As with 14 other finalists, Tim Brown is awaiting word on whether he will be elected into the NFL Hall of Fame. As great as an honor that induction would be, Brown said he is not letting the hoopla consume him.
A star receiver from 1988 through 2004, Brown is a finalist for the sixth straight year. Selections will be announced Jan. 31 in Phoenix, Ariz., prior to the Super Bowl the following day.
Brown will be at the Billy Graham Library in Charlotte, N.C., from 1-3 p.m. on Jan. 24, to sign copies of his book The Making of a Man: How Men and Boys Honor God and Live With Integrity.
“The first couple of years I was devastated by not getting in,” Brown said. “But at this particular point, I realize why I’m here and what I’m supposed to be doing, and that’s what I’m going to focus on.”
Brown did add, however, “Hopefully it will happen this year.”
If Brown’s mother had had her way, the perennial NFL Pro Bowler and 1987 Heisman Trophy winner from the University of Notre Dame would have never played football. Instead, he would have made his mark playing bass drum for the high school marching band.
“My mom never got caught up in my athletic accomplishments,” Brown said. “She didn’t even want me to play football because she was afraid I’d get hurt.”
As a high school sophomore, Brown secretly had his dad sign permission papers so he could play football. That didn’t sit too well with his mom when she found out.
“Mama thought I was going to the games to play in the band,” he said. “She wasn’t too happy to learn that I was playing and that I’d gone behind her back.”
Brown, however, did listen to his mother—as did his five siblings—when it came to going to church. She made sure of that.
“I was very aware of who God was, but being aware of who He is and living for Him is something totally different,” Brown said.
Though he excelled on the field, Brown wrestled with issues of purity. He had no problem staying away from alcohol and drugs. His greatest battle was pre-marital sex. He fathered a child outside of wedlock, learning he was to become a father after his graduation from Notre Dame.
“I knew the score from my Sunday school lessons that pre-marital sex was a sin and displeased God,” he said. “I clearly knew the long-term consequences, both to your health and to your relationship with God. But I was self-absorbed and gave in, beginning in high school.”
Brown’s weaknesses eventually led to despondency, so much so, he couldn’t stand looking at himself in the mirror. He even shaved in the dark.
Brown’s struggles came to a head on June 6, 1996, a few days after breaking up with a different girlfriend. At 3 a.m., he got down on his knees and prayed, “Lord, I absolutely can’t do this anymore. I need You by me, in me, around me at all times. I need Your help, right now, tomorrow and for the rest of my life.”
Brown has since married. He and his wife, Sherice—a vibrant Christian—have four children, including the son he fathered earlier.
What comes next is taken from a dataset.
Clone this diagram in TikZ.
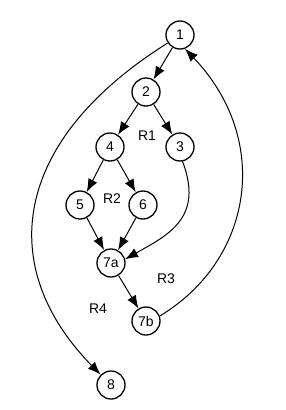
\documentclass[tikz,border=0pt]{standalone}
\usepackage{fontspec}
\setmainfont{Liberation Sans}
\usetikzlibrary{arrows.meta}
\begin{document}
\begin{tikzpicture}[x=1pt,y=-1pt,
  vtx/.style={circle,draw,line width=1.3pt,minimum size=28pt,inner sep=0pt,font=\fontsize{14}{14}\selectfont},
  lbl/.style={font=\fontsize{14}{14}\selectfont,inner sep=0pt},
  edge/.style={line width=1pt,-{Latex[length=13pt,width=10pt]}}]
\useasboundingbox (0,0) rectangle (285,410);
\node[vtx] (n1) at (180,35) {1};
\node[vtx] (n2) at (146,92) {2};
\node[vtx] (n3) at (180,147) {3};
\node[vtx] (n4) at (110,147) {4};
\node[vtx] (n5) at (80,205) {5};
\node[vtx] (n6) at (143,205) {6};
\node[vtx] (n7a) at (111,263) {7a};
\node[vtx] (n7b) at (146,321) {7b};
\node[vtx] (n8) at (111,385) {8};
\node[lbl] (r1) at (147,136) {R1};
\node[lbl] (r2) at (112,199) {R2};
\node[lbl] (r3) at (166,279) {R3};
\node[lbl] (r4) at (98,309) {R4};
\draw[edge] (n1) -- (n2);
\draw[edge] (n2) -- (n4);
\draw[edge] (n2) -- (n3);
\draw[edge] (n4) -- (n5);
\draw[edge] (n4) -- (n6);
\draw[edge] (n5) -- (n7a);
\draw[edge] (n6) -- (n7a);
\draw[edge] (n7a) -- (n7b);
\draw[edge] (n1.213) .. controls (10,142) and (-4,268) .. (n8.135);
\draw[edge] (n7b.20) .. controls (253,260) and (272,140) .. (n1.290);
\draw[edge] (n3.280) .. controls (204,218) and (168,235) .. (n7a.15);
\end{tikzpicture}
\end{document}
His twins—a boy and a girl—were born about 90 minutes after Tampa Bay thrashed Oakland in the Super Bowl on Jan. 26, 2003. He made it to the hospital, just in time to witness the birth.
That was the closest Brown got to a Super Bowl ring. He retired a year later.
But Brown believes his journey of faith outshines his on-field accomplishments. “All of my football achievements pale in comparison to my relationship with Jesus Christ. Magnifying God and serving and worshiping Him and bringing others to the Lord is a far greater legacy to leave behind.”